▼▼▼

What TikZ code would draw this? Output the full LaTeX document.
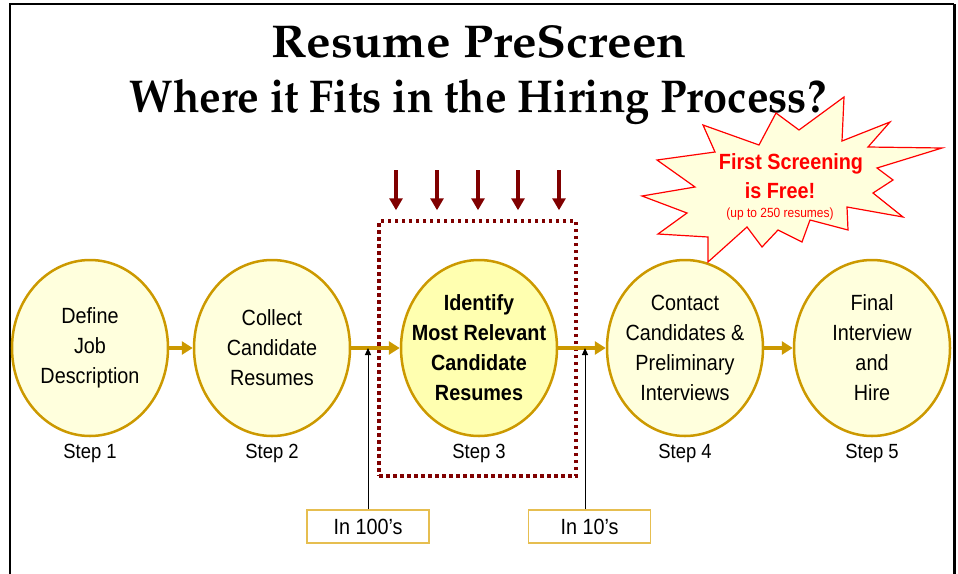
\documentclass[tikz,border=0pt]{standalone}
\usepackage[T1,TU]{fontenc}
\usepackage{fontspec}
\setmainfont{Liberation Sans}[FakeStretch=0.9]
\usepackage{tikz}
\usetikzlibrary{shapes.geometric,arrows.meta,positioning}

\definecolor{goldline}{RGB}{204,153,0}
\definecolor{paleyellow}{RGB}{255,255,221}
\definecolor{brightyellow}{RGB}{255,255,176}
\definecolor{darkred}{RGB}{128,0,0}
\definecolor{boxgold}{RGB}{230,190,80}

\newcommand{\titlefont}{\fontencoding{T1}\fontfamily{ppl}\fontseries{b}\fontsize{46}{50}\selectfont}

\begin{document}
\begin{tikzpicture}[x=1pt,y=-1pt,
  stepnode/.style={ellipse,draw=goldline,line width=2.5pt,fill=paleyellow,minimum width=156pt,minimum height=176pt,inner xsep=-20pt,inner ysep=0pt,align=center,font=\fontsize{22}{30}\selectfont},
  steplbl/.style={inner sep=0pt,font=\fontsize{20.5}{24}\selectfont},
  flowarr/.style={draw=goldline,line width=4pt,-{Triangle[length=11pt,width=13pt]}},
  downarr/.style={draw=darkred,line width=4pt,-{Triangle[length=12pt,width=13pt]}},
  uparr/.style={draw=black,line width=1pt,-{Triangle[length=7pt,width=6pt]}},
  countbox/.style={draw=boxgold,line width=1.5pt,minimum width=122pt,minimum height=33pt,inner sep=0pt,font=\fontsize{22}{26}\selectfont},
  bursttxt/.style={anchor=base,inner sep=0pt,text=red,font=\bfseries\fontsize{22}{29}\selectfont},
  titletxt/.style={anchor=base,inner sep=0pt,font=\titlefont}]
\useasboundingbox (0,0) rectangle (958,573);
\draw[line width=2pt] (10,580) -- (10,4) -- (954,4);
\draw[line width=3pt] (954,4) -- (954,580);

\node[titletxt] (title) at (479,57) {\scalebox{1.067}[1]{Resume PreScreen}};
\node[titletxt] (subtitle) at (478,112) {\scalebox{0.94}[1]{Where it Fits in the Hiring Process?}};

\node[draw=darkred,line width=3.5pt,dash pattern=on 3.5pt off 3.5pt,minimum width=197pt,minimum height=255pt] (zone) at (477.5,348.5) {};

\node[stepnode] (s1) at (90,348) {Define\\Job\\Description};
\node[stepnode] (s2) at (272,348) {Collect\\Candidate\\Resumes};
\node[stepnode,fill=brightyellow,font=\bfseries\fontsize{22}{30}\selectfont] (s3) at (479,348) {Identify\\Most Relevant\\Candidate\\Resumes};
\node[stepnode] (s4) at (685,348) {Contact\\Candidates \&\\Preliminary\\Interviews};
\node[stepnode] (s5) at (872,348) {Final\\Interview\\and\\Hire};

\node[steplbl,below=7pt of s1] (l1) {Step 1};
\node[steplbl,below=7pt of s2] (l2) {Step 2};
\node[steplbl,below=7pt of s3] (l3) {Step 3};
\node[steplbl,below=7pt of s4] (l4) {Step 4};
\node[steplbl,below=7pt of s5] (l5) {Step 5};

\draw[flowarr] (s1) -- (s2);
\draw[flowarr] (s2) -- (s3);
\draw[flowarr] (s3) -- (s4);
\draw[flowarr] (s4) -- (s5);

\foreach \x [count=\i] in {396,437,478,518,559}{
  \coordinate (dn\i) at (\x,170);
  \draw[downarr,shorten >=9pt] (dn\i) -- (dn\i |- zone.north);
}

\node[countbox] (b1) at (368,526.5) {In 100’s};
\node[countbox] (b2) at (589.5,526.5) {In 10’s};
\draw[uparr] (b1.north) -- (b1.north |- s2.east);
\draw[uparr] ([xshift=-4.5pt]b2.north) -- ([xshift=-4.5pt]b2.north |- s3.east);

\draw[draw=red,fill=paleyellow,line width=1.2pt] (844,97) -- (842,141) -- (890,122) -- (868,147) -- (942,148) -- (877,168) -- (893,180) -- (873,193) -- (903,217) -- (847,207) -- (848,230) -- (810,220) -- (802,242) -- (778,230) -- (762,247) -- (747,227) -- (708,262) -- (708,237) -- (658,234) -- (687,213) -- (642,196) -- (695,187) -- (657,160) -- (715,152) -- (703,125) -- (759,145) -- (776,113) -- (799,130) -- cycle;
\node[bursttxt] (free1) at (791,169) {First Screening};
\node[bursttxt] (free2) at (780,198) {is Free!};
\node[bursttxt,font=\fontsize{13.3}{15}\selectfont] (freenote) at (780,217) {(up to 250 resumes)};
\end{tikzpicture}
\end{document}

▲▲▲

## AIM OF THE EXERCISE
Go through the data above and transcribe it in full, omitting any image.

## FINISHED TASK
What TikZ code would draw this? Output the full LaTeX document.
\documentclass[tikz,border=0pt]{standalone}
\usepackage[T1,TU]{fontenc}
\usepackage{fontspec}
\setmainfont{Liberation Sans}[FakeStretch=0.9]
\usepackage{tikz}
\usetikzlibrary{shapes.geometric,arrows.meta,positioning}

\definecolor{goldline}{RGB}{204,153,0}
\definecolor{paleyellow}{RGB}{255,255,221}
\definecolor{brightyellow}{RGB}{255,255,176}
\definecolor{darkred}{RGB}{128,0,0}
\definecolor{boxgold}{RGB}{230,190,80}

\newcommand{\titlefont}{\fontencoding{T1}\fontfamily{ppl}\fontseries{b}\fontsize{46}{50}\selectfont}

\begin{document}
\begin{tikzpicture}[x=1pt,y=-1pt,
  stepnode/.style={ellipse,draw=goldline,line width=2.5pt,fill=paleyellow,minimum width=156pt,minimum height=176pt,inner xsep=-20pt,inner ysep=0pt,align=center,font=\fontsize{22}{30}\selectfont},
  steplbl/.style={inner sep=0pt,font=\fontsize{20.5}{24}\selectfont},
  flowarr/.style={draw=goldline,line width=4pt,-{Triangle[length=11pt,width=13pt]}},
  downarr/.style={draw=darkred,line width=4pt,-{Triangle[length=12pt,width=13pt]}},
  uparr/.style={draw=black,line width=1pt,-{Triangle[length=7pt,width=6pt]}},
  countbox/.style={draw=boxgold,line width=1.5pt,minimum width=122pt,minimum height=33pt,inner sep=0pt,font=\fontsize{22}{26}\selectfont},
  bursttxt/.style={anchor=base,inner sep=0pt,text=red,font=\bfseries\fontsize{22}{29}\selectfont},
  titletxt/.style={anchor=base,inner sep=0pt,font=\titlefont}]
\useasboundingbox (0,0) rectangle (958,573);
\draw[line width=2pt] (10,580) -- (10,4) -- (954,4);
\draw[line width=3pt] (954,4) -- (954,580);

\node[titletxt] (title) at (479,57) {\scalebox{1.067}[1]{Resume PreScreen}};
\node[titletxt] (subtitle) at (478,112) {\scalebox{0.94}[1]{Where it Fits in the Hiring Process?}};

\node[draw=darkred,line width=3.5pt,dash pattern=on 3.5pt off 3.5pt,minimum width=197pt,minimum height=255pt] (zone) at (477.5,348.5) {};

\node[stepnode] (s1) at (90,348) {Define\\Job\\Description};
\node[stepnode] (s2) at (272,348) {Collect\\Candidate\\Resumes};
\node[stepnode,fill=brightyellow,font=\bfseries\fontsize{22}{30}\selectfont] (s3) at (479,348) {Identify\\Most Relevant\\Candidate\\Resumes};
\node[stepnode] (s4) at (685,348) {Contact\\Candidates \&\\Preliminary\\Interviews};
\node[stepnode] (s5) at (872,348) {Final\\Interview\\and\\Hire};

\node[steplbl,below=7pt of s1] (l1) {Step 1};
\node[steplbl,below=7pt of s2] (l2) {Step 2};
\node[steplbl,below=7pt of s3] (l3) {Step 3};
\node[steplbl,below=7pt of s4] (l4) {Step 4};
\node[steplbl,below=7pt of s5] (l5) {Step 5};

\draw[flowarr] (s1) -- (s2);
\draw[flowarr] (s2) -- (s3);
\draw[flowarr] (s3) -- (s4);
\draw[flowarr] (s4) -- (s5);

\foreach \x [count=\i] in {396,437,478,518,559}{
  \coordinate (dn\i) at (\x,170);
  \draw[downarr,shorten >=9pt] (dn\i) -- (dn\i |- zone.north);
}

\node[countbox] (b1) at (368,526.5) {In 100’s};
\node[countbox] (b2) at (589.5,526.5) {In 10’s};
\draw[uparr] (b1.north) -- (b1.north |- s2.east);
\draw[uparr] ([xshift=-4.5pt]b2.north) -- ([xshift=-4.5pt]b2.north |- s3.east);

\draw[draw=red,fill=paleyellow,line width=1.2pt] (844,97) -- (842,141) -- (890,122) -- (868,147) -- (942,148) -- (877,168) -- (893,180) -- (873,193) -- (903,217) -- (847,207) -- (848,230) -- (810,220) -- (802,242) -- (778,230) -- (762,247) -- (747,227) -- (708,262) -- (708,237) -- (658,234) -- (687,213) -- (642,196) -- (695,187) -- (657,160) -- (715,152) -- (703,125) -- (759,145) -- (776,113) -- (799,130) -- cycle;
\node[bursttxt] (free1) at (791,169) {First Screening};
\node[bursttxt] (free2) at (780,198) {is Free!};
\node[bursttxt,font=\fontsize{13.3}{15}\selectfont] (freenote) at (780,217) {(up to 250 resumes)};
\end{tikzpicture}
\end{document}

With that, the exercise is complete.